— Start DATASET CONTENT —

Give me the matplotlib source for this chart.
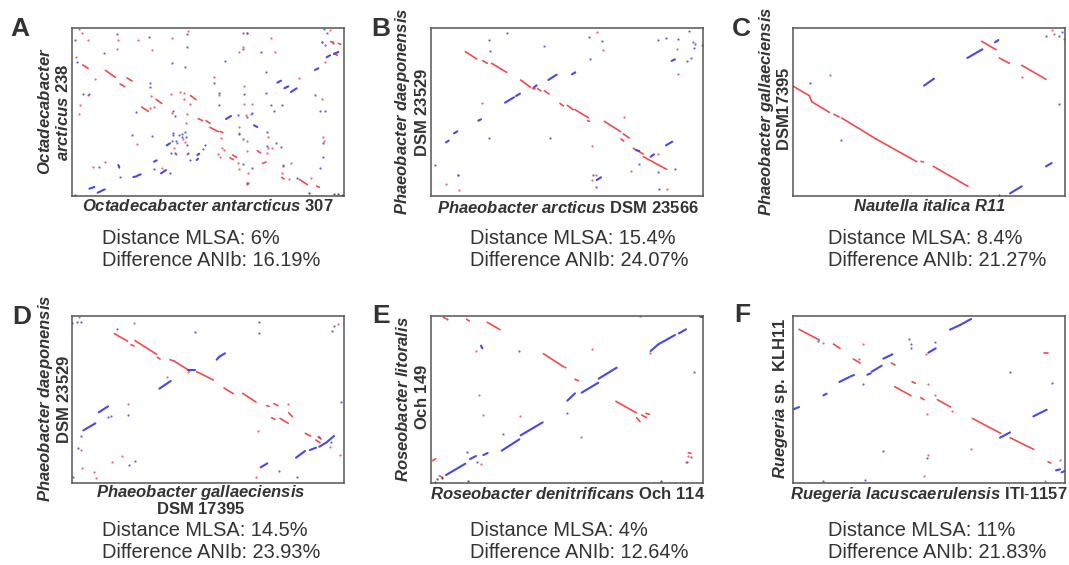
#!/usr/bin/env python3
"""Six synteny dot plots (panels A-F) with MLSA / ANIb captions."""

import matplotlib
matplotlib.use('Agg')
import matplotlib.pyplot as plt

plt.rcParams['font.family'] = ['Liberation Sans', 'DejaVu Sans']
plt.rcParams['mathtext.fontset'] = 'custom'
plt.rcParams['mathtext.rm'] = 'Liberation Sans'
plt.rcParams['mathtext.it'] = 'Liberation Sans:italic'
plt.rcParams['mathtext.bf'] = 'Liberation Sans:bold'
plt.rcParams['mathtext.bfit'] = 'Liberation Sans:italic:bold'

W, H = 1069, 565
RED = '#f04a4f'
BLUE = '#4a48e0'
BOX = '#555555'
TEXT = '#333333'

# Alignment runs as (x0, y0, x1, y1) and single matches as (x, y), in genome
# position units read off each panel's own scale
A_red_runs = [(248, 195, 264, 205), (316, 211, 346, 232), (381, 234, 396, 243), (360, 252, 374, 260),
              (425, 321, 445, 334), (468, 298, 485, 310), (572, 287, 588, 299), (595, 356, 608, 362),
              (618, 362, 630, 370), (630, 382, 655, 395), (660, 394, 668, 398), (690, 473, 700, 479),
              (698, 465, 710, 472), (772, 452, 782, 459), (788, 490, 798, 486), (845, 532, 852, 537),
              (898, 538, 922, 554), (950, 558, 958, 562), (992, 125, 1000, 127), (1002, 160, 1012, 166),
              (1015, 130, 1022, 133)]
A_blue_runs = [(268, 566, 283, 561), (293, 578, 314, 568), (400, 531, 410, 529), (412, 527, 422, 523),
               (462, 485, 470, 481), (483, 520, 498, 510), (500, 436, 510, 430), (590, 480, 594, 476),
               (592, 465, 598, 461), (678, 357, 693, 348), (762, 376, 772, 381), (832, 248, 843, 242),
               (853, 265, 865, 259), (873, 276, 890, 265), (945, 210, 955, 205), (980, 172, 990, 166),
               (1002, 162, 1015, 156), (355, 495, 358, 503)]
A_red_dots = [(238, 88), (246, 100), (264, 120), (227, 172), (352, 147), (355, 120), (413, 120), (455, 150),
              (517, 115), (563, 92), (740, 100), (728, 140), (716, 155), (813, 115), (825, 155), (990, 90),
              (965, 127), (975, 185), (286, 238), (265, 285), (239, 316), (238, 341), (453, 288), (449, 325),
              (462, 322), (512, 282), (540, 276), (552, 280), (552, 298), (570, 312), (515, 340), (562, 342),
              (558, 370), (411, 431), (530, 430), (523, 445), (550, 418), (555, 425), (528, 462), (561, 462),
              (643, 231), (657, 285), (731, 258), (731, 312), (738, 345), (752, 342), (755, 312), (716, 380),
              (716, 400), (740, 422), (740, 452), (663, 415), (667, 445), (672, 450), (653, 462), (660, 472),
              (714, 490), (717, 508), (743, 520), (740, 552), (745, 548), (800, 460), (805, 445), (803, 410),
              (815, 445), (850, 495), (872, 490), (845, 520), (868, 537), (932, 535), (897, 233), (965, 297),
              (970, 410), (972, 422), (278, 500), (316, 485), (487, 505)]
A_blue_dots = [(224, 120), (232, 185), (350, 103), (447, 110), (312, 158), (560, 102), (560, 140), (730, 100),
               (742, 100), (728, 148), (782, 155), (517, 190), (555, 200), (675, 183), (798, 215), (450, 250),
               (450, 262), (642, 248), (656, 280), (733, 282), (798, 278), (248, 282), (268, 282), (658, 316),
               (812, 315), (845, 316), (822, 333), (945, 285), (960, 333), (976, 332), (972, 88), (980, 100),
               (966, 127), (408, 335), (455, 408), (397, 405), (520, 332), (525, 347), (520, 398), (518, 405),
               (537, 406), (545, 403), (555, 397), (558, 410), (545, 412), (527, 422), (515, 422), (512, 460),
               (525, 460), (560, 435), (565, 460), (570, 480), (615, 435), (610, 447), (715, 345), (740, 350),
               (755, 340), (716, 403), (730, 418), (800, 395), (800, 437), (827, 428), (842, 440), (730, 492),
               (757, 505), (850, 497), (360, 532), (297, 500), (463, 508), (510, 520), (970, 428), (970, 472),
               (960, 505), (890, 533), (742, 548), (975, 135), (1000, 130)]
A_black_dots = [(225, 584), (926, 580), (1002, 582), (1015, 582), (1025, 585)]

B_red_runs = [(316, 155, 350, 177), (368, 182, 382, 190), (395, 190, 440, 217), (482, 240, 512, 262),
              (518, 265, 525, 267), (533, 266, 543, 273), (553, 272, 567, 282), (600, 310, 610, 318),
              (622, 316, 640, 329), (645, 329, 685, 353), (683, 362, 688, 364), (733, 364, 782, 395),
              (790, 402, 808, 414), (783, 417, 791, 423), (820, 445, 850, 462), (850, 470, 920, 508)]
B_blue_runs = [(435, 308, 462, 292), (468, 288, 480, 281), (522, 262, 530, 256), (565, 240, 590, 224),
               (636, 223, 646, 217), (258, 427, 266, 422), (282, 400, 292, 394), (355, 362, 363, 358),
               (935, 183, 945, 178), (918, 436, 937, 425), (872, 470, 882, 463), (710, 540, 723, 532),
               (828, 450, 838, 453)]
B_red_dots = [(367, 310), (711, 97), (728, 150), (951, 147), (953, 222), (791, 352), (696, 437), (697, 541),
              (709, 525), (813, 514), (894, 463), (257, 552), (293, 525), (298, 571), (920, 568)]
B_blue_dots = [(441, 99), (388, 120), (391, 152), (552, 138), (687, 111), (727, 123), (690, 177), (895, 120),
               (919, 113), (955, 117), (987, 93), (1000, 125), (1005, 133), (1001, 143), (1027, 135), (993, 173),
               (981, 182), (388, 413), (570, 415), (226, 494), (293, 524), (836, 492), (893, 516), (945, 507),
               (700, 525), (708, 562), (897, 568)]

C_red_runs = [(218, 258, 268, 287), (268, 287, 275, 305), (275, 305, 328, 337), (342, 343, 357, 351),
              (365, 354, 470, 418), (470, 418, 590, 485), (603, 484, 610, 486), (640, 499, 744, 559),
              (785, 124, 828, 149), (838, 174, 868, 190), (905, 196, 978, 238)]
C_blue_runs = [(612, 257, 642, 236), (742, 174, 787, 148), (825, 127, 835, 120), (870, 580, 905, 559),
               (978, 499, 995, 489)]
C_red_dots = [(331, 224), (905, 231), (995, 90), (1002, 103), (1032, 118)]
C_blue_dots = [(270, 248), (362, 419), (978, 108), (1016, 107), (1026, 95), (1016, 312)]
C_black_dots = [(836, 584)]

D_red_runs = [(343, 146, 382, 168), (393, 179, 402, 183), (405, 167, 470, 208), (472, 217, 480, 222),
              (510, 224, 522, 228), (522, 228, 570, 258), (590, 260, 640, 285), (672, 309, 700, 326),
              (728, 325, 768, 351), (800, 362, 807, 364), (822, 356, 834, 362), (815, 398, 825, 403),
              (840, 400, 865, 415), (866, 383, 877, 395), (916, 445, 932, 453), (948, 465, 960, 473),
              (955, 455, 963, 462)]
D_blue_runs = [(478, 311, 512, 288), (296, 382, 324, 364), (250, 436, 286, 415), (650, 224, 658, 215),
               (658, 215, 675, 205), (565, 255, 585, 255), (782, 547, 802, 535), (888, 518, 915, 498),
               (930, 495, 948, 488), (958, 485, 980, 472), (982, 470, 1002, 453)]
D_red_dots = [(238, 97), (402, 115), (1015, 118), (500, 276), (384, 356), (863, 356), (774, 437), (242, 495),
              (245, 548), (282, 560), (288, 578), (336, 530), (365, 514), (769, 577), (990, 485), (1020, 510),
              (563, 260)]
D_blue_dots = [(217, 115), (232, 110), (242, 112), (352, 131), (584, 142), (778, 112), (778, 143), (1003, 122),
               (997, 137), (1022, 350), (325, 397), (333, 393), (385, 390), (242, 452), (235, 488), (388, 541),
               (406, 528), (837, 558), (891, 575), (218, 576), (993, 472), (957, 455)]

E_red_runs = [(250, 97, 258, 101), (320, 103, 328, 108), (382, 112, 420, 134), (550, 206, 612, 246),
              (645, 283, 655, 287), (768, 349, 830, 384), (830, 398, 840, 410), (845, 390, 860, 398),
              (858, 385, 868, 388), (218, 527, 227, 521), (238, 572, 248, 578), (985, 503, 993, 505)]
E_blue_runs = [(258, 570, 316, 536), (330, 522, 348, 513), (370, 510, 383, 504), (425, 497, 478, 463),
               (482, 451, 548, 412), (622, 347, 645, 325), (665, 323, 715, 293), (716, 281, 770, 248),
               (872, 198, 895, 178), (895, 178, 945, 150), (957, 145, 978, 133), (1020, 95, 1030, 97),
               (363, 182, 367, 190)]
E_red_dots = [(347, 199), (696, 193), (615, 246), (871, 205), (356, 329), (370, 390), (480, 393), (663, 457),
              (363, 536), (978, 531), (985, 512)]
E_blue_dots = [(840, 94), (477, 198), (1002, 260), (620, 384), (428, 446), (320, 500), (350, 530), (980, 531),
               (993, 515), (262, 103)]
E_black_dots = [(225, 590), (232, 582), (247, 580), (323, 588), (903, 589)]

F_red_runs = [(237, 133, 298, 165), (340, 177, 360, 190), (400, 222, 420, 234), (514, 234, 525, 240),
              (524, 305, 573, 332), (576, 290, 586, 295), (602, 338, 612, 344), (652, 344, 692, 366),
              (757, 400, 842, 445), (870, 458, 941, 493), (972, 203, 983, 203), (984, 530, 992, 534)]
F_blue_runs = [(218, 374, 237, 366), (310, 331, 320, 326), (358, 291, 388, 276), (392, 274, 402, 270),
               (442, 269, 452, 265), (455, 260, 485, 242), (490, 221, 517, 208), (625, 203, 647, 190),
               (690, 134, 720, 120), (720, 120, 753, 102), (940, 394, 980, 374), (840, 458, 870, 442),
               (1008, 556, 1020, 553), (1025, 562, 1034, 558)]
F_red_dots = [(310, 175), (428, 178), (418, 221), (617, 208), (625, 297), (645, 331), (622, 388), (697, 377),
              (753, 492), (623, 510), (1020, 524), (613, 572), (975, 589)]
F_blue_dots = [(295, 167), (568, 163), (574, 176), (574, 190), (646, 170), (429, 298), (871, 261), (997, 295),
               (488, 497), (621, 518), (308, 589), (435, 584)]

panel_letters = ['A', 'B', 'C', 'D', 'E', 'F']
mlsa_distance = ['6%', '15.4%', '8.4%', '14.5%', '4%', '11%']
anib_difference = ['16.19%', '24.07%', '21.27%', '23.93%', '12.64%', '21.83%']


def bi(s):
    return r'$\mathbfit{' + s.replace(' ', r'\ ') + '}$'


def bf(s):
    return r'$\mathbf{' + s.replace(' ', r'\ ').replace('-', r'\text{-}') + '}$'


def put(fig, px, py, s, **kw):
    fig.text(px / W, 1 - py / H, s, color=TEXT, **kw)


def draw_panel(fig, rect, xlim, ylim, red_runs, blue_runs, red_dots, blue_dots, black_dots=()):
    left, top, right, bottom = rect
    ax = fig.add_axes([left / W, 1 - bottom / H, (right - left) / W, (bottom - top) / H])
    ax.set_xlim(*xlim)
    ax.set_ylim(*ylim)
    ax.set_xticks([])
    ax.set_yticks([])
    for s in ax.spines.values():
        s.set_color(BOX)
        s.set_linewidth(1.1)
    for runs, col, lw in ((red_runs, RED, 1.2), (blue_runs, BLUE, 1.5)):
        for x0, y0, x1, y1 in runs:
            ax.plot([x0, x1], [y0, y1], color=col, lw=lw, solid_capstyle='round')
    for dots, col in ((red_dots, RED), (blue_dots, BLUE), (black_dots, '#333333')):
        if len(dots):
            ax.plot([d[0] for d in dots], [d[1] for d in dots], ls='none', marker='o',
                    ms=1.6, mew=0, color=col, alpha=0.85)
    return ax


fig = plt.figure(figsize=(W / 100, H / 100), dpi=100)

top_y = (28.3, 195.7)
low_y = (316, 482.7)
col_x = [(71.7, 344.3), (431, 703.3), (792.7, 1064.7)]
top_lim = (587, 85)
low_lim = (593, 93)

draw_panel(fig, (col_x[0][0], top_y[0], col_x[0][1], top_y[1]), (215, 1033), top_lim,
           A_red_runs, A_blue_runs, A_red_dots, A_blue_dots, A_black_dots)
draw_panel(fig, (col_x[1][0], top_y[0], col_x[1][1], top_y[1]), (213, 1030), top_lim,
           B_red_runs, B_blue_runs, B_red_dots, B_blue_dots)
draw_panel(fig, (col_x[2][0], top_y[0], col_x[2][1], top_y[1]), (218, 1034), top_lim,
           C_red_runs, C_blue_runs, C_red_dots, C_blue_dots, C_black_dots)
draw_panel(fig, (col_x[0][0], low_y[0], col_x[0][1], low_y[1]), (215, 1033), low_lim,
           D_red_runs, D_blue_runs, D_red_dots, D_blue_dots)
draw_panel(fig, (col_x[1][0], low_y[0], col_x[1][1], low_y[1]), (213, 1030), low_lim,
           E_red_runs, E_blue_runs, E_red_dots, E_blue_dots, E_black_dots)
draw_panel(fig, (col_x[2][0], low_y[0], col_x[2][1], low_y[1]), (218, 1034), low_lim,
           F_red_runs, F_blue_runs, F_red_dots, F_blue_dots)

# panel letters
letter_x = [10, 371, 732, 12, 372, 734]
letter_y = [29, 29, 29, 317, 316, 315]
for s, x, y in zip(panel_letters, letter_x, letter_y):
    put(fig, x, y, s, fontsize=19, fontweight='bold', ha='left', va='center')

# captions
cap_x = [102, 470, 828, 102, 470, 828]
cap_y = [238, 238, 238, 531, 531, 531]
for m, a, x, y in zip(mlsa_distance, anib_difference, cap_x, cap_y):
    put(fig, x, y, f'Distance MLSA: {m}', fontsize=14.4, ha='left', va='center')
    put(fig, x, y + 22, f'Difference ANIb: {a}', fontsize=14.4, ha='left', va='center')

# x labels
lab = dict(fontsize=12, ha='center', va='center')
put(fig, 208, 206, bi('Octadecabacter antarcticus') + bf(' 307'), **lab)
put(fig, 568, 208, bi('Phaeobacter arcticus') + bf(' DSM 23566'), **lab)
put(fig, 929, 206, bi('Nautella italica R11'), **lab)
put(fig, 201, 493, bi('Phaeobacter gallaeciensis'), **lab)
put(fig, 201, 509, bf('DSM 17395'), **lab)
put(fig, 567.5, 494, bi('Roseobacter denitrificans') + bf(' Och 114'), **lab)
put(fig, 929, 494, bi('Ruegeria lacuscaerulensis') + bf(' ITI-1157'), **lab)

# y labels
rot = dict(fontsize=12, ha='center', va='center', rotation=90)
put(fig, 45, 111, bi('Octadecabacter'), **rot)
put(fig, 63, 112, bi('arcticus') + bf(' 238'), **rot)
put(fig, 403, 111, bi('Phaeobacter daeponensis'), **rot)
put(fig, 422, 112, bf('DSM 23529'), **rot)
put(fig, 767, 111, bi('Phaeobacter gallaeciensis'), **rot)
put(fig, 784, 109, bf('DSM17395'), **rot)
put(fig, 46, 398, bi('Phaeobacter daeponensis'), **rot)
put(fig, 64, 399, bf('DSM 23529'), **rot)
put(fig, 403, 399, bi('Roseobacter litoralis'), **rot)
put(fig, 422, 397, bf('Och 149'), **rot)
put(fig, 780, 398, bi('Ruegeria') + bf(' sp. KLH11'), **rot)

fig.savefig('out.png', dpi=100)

— End DATASET CONTENT —
— Start DATASET CONTENT —

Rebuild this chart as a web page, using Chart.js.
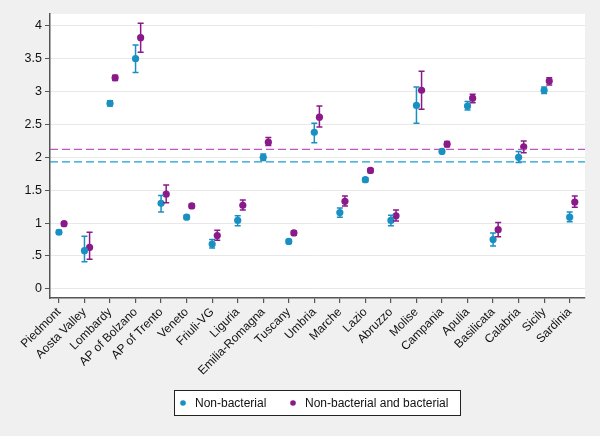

— End DATASET CONTENT —

* GIVEN INSTRUCTION *
Repeat the lines above exactly, beginning with the one containing "Give me the matplotlib source for this chart." and finishing with the one containing "import matplotlib.pyplot as plt". No pictures belong in the copy.

* TASK OUTPUT *
Give me the matplotlib source for this chart.
#!/usr/bin/env python3
"""Six synteny dot plots (panels A-F) with MLSA / ANIb captions."""

import matplotlib
matplotlib.use('Agg')
import matplotlib.pyplot as plt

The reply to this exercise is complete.